**STATED PROBLEM**
Print only the lines from the top of the data through the line with "3D chart floor", both included, skipping every picture.

── RECORDED INFORMATION

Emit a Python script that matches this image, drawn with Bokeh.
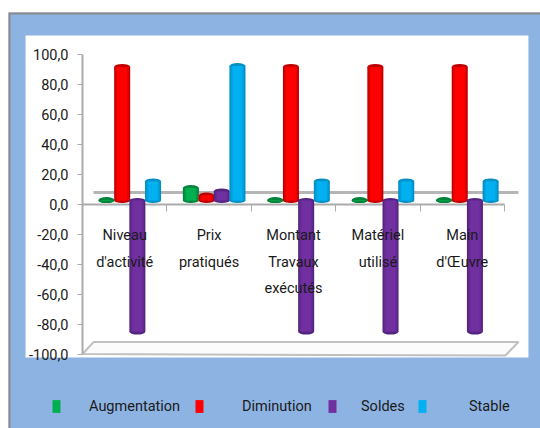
from bokeh.plotting import figure
from bokeh.models import LinearAxis, FixedTicker, Legend, LegendItem
from bokeh.core.properties import value
from bokeh.embed import file_html
from bokeh.resources import INLINE

categories = [["Niveau", "d'activité"], ["Prix", "pratiqués"], ["Montant", "Travaux", "exécutés"],
              ["Matériel", "utilisé"], ["Main", "d'Œuvre"]]
series_names = ["Augmentation", "Diminution", "Soldes", "Stable"]
augmentation = [3, 11, 3, 3, 3]
diminution = [92, 6, 92, 92, 92]
soldes = [-85, 8.7, -85, -85, -85]
stable = [15.4, 92.6, 15.4, 15.4, 15.4]
y_ticks = [100, 80, 60, 40, 20, 0, -20, -40, -60, -80, -100]
y_labels = ["100,0", "80,0", "60,0", "40,0", "20,0", "0,0", "-20,0", "-40,0", "-60,0", "-80,0", "-100,0"]

BLUE_BG = "#8DB3E2"
FONT = "Roboto"
FS = "14.5px"
GRAY = "#ABABAB"
base = 2.7  # 3D chart floor

X0, X1 = -0.877, 5.427
Y0, Y1 = -149.8, 128.4
p = figure(width=532, height=416, output_backend="svg", toolbar_location=None,
           x_range=(X0, X1), y_range=(Y0, Y1), x_axis_type=None, y_axis_type=None,
           min_border=0, background_fill_color=BLUE_BG, border_fill_color=BLUE_BG,
           outline_line_color=None)
p.margin = (12, 0, 0, 8)
p.grid.visible = False

# white chart panel and sheet edge
p.quad(left=[-0.675], right=[5.284], top=[113], bottom=[-102.4], fill_color="white", line_color=None, level="underlay")
p.line([X0, X0, X1], [Y0, Y1, Y1], line_color="#8A8A8A", line_width=4, level="underlay")

yax = LinearAxis(fixed_location=0, bounds=(-100, 100), ticker=FixedTicker(ticks=y_ticks),
                 major_label_overrides={t: l for t, l in zip(y_ticks, y_labels)},
                 major_label_text_font=FONT, major_label_text_font_size=FS, major_label_standoff=9,
                 major_label_text_color="#1a1a1a", axis_line_color=GRAY, axis_line_width=2,
                 major_tick_line_color=GRAY, major_tick_in=0, major_tick_out=5,
                 minor_tick_line_color=None, level="underlay")
p.add_layout(yax, "left")
xax = LinearAxis(fixed_location=0, bounds=(0, 5), ticker=FixedTicker(ticks=[0, 1, 2, 3, 4, 5]),
                 major_label_text_color=None, axis_line_color=GRAY, axis_line_width=2,
                 major_tick_line_color=GRAY, major_tick_in=0, major_tick_out=7,
                 minor_tick_line_color=None, level="underlay")
p.add_layout(xax, "below")

# 3D floor
p.line([0.13, 5.166], [8, 8], line_color="#B5B5B5", line_width=3, level="underlay")
p.patch([0, 0.13, 5.166, 5.01], [-100, -92, -92, -101], fill_color="#FBFBFB",
        line_color="#C0C0C0", line_width=2, level="underlay")

offsets = [0.284, 0.47, 0.65, 0.836]
bar_w = 0.19
colors = [("#00B050", "#00843C", "#009A46"), ("#FF0000", "#C00000", "#E60000"),
          ("#7030A0", "#552480", "#652B92"), ("#00B0F0", "#0090C6", "#00A0DC")]
renderers = []
for vals, off, (c, dark, mid) in zip([augmentation, diminution, soldes, stable], offsets, colors):
    xs = [i + off for i in range(5)]
    p.vbar(xs, width=bar_w, bottom=base, top=vals, fill_color=dark, line_color=None)
    p.ellipse(xs, [base] * 5, width=bar_w, height=5, height_units="screen", fill_color=dark, line_color=None)
    p.ellipse(xs, vals, width=bar_w, height=6, height_units="screen", fill_color=dark, line_color=None)
    p.vbar(xs, width=bar_w * 0.82, bottom=base, top=vals, fill_color=mid, line_color=None)
    r = p.vbar(xs, width=bar_w * 0.6, bottom=base, top=vals, fill_color=c, line_color=None)
    renderers.append(r)

for i, lines in enumerate(categories):
    for j, t in enumerate(lines):
        p.text([i + 0.5], [0], text=[t], text_font=value(FONT), text_font_size=FS,
               text_color="#1a1a1a", text_align="center", text_baseline="middle", y_offset=31 + j * 26.5)

leg_pos = [(51, 28), (194, 38), (327, 24), (417, 42)]
for r, name, (sx, st) in zip(renderers, series_names, leg_pos):
    lg = Legend(items=[LegendItem(label=name, renderers=[r], index=0)], location=(sx - 8, 10),
                background_fill_alpha=0, border_line_color=None, glyph_width=10, glyph_height=16,
                label_standoff=st, label_text_font=FONT, label_text_font_size=FS,
                label_text_baseline="top", label_text_color="#1a1a1a", padding=0, margin=0, label_height=24)
    p.add_layout(lg, "center")

open("out.html", "w").write(file_html(p, INLINE))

────

**TASK ANSWER**
Emit a Python script that matches this image, drawn with Bokeh.
from bokeh.plotting import figure
from bokeh.models import LinearAxis, FixedTicker, Legend, LegendItem
from bokeh.core.properties import value
from bokeh.embed import file_html
from bokeh.resources import INLINE

categories = [["Niveau", "d'activité"], ["Prix", "pratiqués"], ["Montant", "Travaux", "exécutés"],
              ["Matériel", "utilisé"], ["Main", "d'Œuvre"]]
series_names = ["Augmentation", "Diminution", "Soldes", "Stable"]
augmentation = [3, 11, 3, 3, 3]
diminution = [92, 6, 92, 92, 92]
soldes = [-85, 8.7, -85, -85, -85]
stable = [15.4, 92.6, 15.4, 15.4, 15.4]
y_ticks = [100, 80, 60, 40, 20, 0, -20, -40, -60, -80, -100]
y_labels = ["100,0", "80,0", "60,0", "40,0", "20,0", "0,0", "-20,0", "-40,0", "-60,0", "-80,0", "-100,0"]

BLUE_BG = "#8DB3E2"
FONT = "Roboto"
FS = "14.5px"
GRAY = "#ABABAB"
base = 2.7  # 3D chart floor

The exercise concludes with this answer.